Are We Turning the Corner on Homelessness?

Are We Turning the Corner on Homelessness?


David Bley and David Wertheimer of the Bill & Melinda Gates Foundation have three recent posts addressing related aspects of homelessness on the Gates Foundation's Impatient Optimists blog.

"How do we make homelessness a one-time occurrence?" asks David Bley, showcasing King County's innovations, which include a new rapid re-housing model to address homelessness. Rapid re-housing helps put families immediately into permanent housing while they receive employment assistance, case management support and additional services as needed. The key point for funders and nonprofit service providers, Bley argues, is that we need to stop defining ourselves and our work based only on the sub-population we choose to help. All are critically important.

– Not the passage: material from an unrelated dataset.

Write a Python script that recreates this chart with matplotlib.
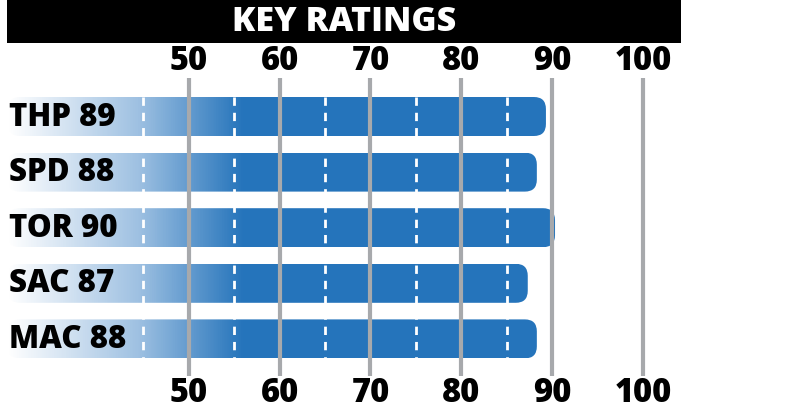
import numpy as np
import matplotlib
matplotlib.use('Agg')
import matplotlib.pyplot as plt
from matplotlib.patches import FancyBboxPatch, Rectangle
from matplotlib.colors import LinearSegmentedColormap

# Datos del grafico
teams = ['THP', 'SPD', 'TOR', 'SAC', 'MAC']
ratings = [89, 88, 90, 87, 88]
solid_ticks = [50, 60, 70, 80, 90, 100]
dash_ticks = [45, 55, 65, 75, 85]
title = 'KEY RATINGS'

blue = '#2574bb'
grey = '#a7a9ac'
font = 'Open Sans'

W, H = 785, 415
fig = plt.figure(figsize=(W / 100, H / 100), dpi=100)
ax = fig.add_axes([0, 0, 1, 1])

# escala: 50 -> 189 px, 100 -> 643 px ; filas cada 55.6 px, primera en 116.5 px
px_x = 9.09
x0 = 50 - 188.7 / px_x
ax.set_xlim(x0, x0 + W / px_x)
px_y = 55.6
y0 = -116.5 / px_y
ax.set_ylim(y0 + H / px_y, y0)
ax.axis('off')

cmap = LinearSegmentedColormap.from_list(
    'fade', [(0, '#ffffff'), (0.55, '#9fc1e2'), (1, blue)])
bar_h = 39 / px_y
rad = 12 / px_x
aspect = (12 / px_y) / rad
start = x0 + 8 / px_x
g_end = 56

for i, (team, val) in enumerate(zip(teams, ratings)):
    end = val + 0.3
    patch = FancyBboxPatch((start, i - bar_h / 2), end - start, bar_h,
                           boxstyle=f'round,pad=0,rounding_size={rad}',
                           mutation_aspect=aspect, fc='none', ec='none', zorder=1)
    ax.add_patch(patch)
    xs = np.linspace(start, end, 800)
    grad = np.clip((xs - start) / (g_end - start), 0, 1).reshape(1, -1)
    im = ax.imshow(grad, cmap=cmap, vmin=0, vmax=1, aspect='auto',
                   interpolation='nearest',
                   extent=(start, end, i + bar_h / 2, i - bar_h / 2), zorder=2)
    im.set_clip_path(patch)
    ax.text(x0 + 9 / px_x, i + 0.02, f'{team} {val}', ha='left', va='center',
            fontsize=22.5, fontweight='heavy', family=font, color='black', zorder=5)

for t in dash_ticks:
    ax.vlines(t, -0.5 + 0.15, len(teams) - 0.5 - 0.15, colors='white', lw=2,
              linestyles=(0, (3, 2.5)), zorder=3)

y_top = y0 + 78 / px_y
y_bot = y0 + 376 / px_y
for t in solid_ticks:
    ax.vlines(t, y_top, y_bot, colors=grey, lw=3, zorder=4)
    ax.text(t, y0 + 61 / px_y, str(t), ha='center', va='center', fontsize=23.5,
            fontweight='heavy', family=font, color='black')
    ax.text(t, y0 + 393 / px_y, str(t), ha='center', va='center', fontsize=23.5,
            fontweight='heavy', family=font, color='black')

# barra del titulo
ax.add_patch(Rectangle((x0 + 7 / px_x, y0 + 43 / px_y), 674 / px_x, -43 / px_y,
                       color='black', lw=0, zorder=1))
ax.text(x0 + 344 / px_x, y0 + 22 / px_y, title, ha='center', va='center',
        fontsize=24.5, fontweight='heavy', family=font, color='white', zorder=5)

fig.savefig('out.png', dpi=100)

"What happens when we really start to end homelessness?" asks David Wertheimer. Reporting from this year's National Alliance to End Homelessness conference, Wertheimer says that we are making significant and documented progress towards our goal of ending homelessness.  The data show that we now know the best ways to reduce homelessness for individuals, youth, families and veterans, including:

  • Permanent supportive housing and rapid re-housing within a “housing first” framework
  • Service-enriched transitional housing for homeless youth
  • Formal programmatic linkages to mainstream systems to help build skills
  • Job-readiness, social capital and inpidual and family resilience

Wertheimer also digs back into the nuts and bolts of the programs we use to address homelessness in his post, "Making Connections: Economic Opportunities and the Pathway to Ending Family Homelessness." He observes that Washington state and a number of communities across the U.S. are linking economic security and housing stability as "critical keys to the work of ending homelessness. Programs based on this link have "documented promising results, including increased earned family income, increased rates of job retention, and connections to employment with career pathway potentials in fields such as health care, manufacturing, construction, retail, social services, hotels and hospitality, security, property management, and financial services," writes Wertheimer.

We are beginning to get our arms around the issue of homelessness in a meaningful way. As Wertheimer states, "The skeptics are losing ground as we demonstrate that we can achieve the day when homelessness, if it does occur, will be something rare, brief in duration, and a one-time-only experience."